# Bertin Frame Identification And Price



## Emmet (Jun 19, 2016)

I haven't found any information about this frame any where (year, model, parts or value). It is a size 72 frame. I think it's a c132 but i have no idea. No serial numbers on the bike at all. any insight would be greatly 
appreciated and yes I know the wheels and drops aren't stock that's just so you can see the proportions. thanks!


----------



## bulldog1935 (Jun 20, 2016)

here's a website dedicated to Andre Bertin and his bicycles
https://bertinclassiccycles.wordpress.com/
looks like a C31 or C132, which look like the same frames

think maybe that's a 62cm ST frame?
this is a 71cm frame, and is the largest I've ever heard - Bill Walton size




more on CR - http://www.classicrendezvous.com/France/bicycles/Bertin_main.htm

What's the tubing, Vitus or Columbus?
Nice 80s/90s lugged steel frame in that size is worth either side of $250.  Vitus on the lower side, Columbus on the higher.

Here are some sold listings on ebay


----------



## Emmet (Jun 20, 2016)

It says 72 but I measured and it said 68cm.


----------



## Emmet (Jun 20, 2016)

bulldog1935 said:


> here's a website dedicated to Andre Bertin and his bicycles
> https://bertinclassiccycles.wordpress.com/
> looks like a C31 or C132, which look like the same frames
> 
> ...



sorry forgot to hit reply.


----------



## bulldog1935 (Jun 20, 2016)

it doesn't look that tall to me, looks like a 64, but if you measured center of BB shell to center of top tube at seat lug, that's it
my Moser is a 64, and it doesn't look any smaller to me


----------



## Emmet (Jun 21, 2016)

bulldog1935 said:


> it doesn't look that tall to me, looks like a 64, but if you measured center of BB shell to center of top tube at seat lug, that's it
> my Moser is a 64, and it doesn't look any smaller to me



The measuring tape said 27.5 inches which is 1/10 of a cm off of 70 cm. So maybe it's like dimensional lumber.


----------



## bulldog1935 (Jun 22, 2016)

I'm sure you could generate interest on that bike in google groups, like RBW owners, iBob, bicycle lifestyles, and I think there is a large frame bike group.  People who need frames that size (6'6"+) are always looking.


----------



## Emmet (Jun 22, 2016)

Ok, thanks.


----------



## Eric Amlie (Jun 22, 2016)

I wonder if the 72 stamped into the lug denotes the seat tube angle.


----------



## Emmet (Jun 22, 2016)

maybe


----------



## corbettclassics (Jun 27, 2016)

check the seat angle - it will most likely be 72 degrees.
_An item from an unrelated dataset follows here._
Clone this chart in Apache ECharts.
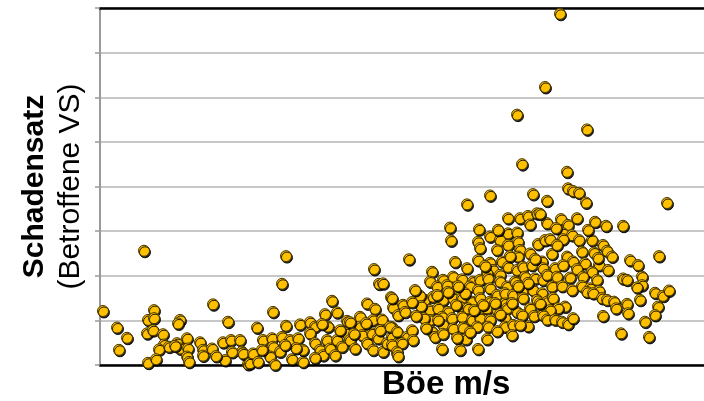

I have an early ( 1952 ) Bertin track - earliest surviving Bertin recorded.

 I believe that I have the catalogue for your bike and other Bertin material as well.


----------



## Emmet (Jul 4, 2016)

corbettclassics said:


> check the seat angle - it will most likely be 72 degrees.
> 
> I have an early ( 1952 ) Bertin track - earliest surviving Bertin recorded.
> 
> I believe that I have the catalogue for your bike and other Bertin material as well.



I measured and I am 99.99% sure that it is 72 degrees.


----------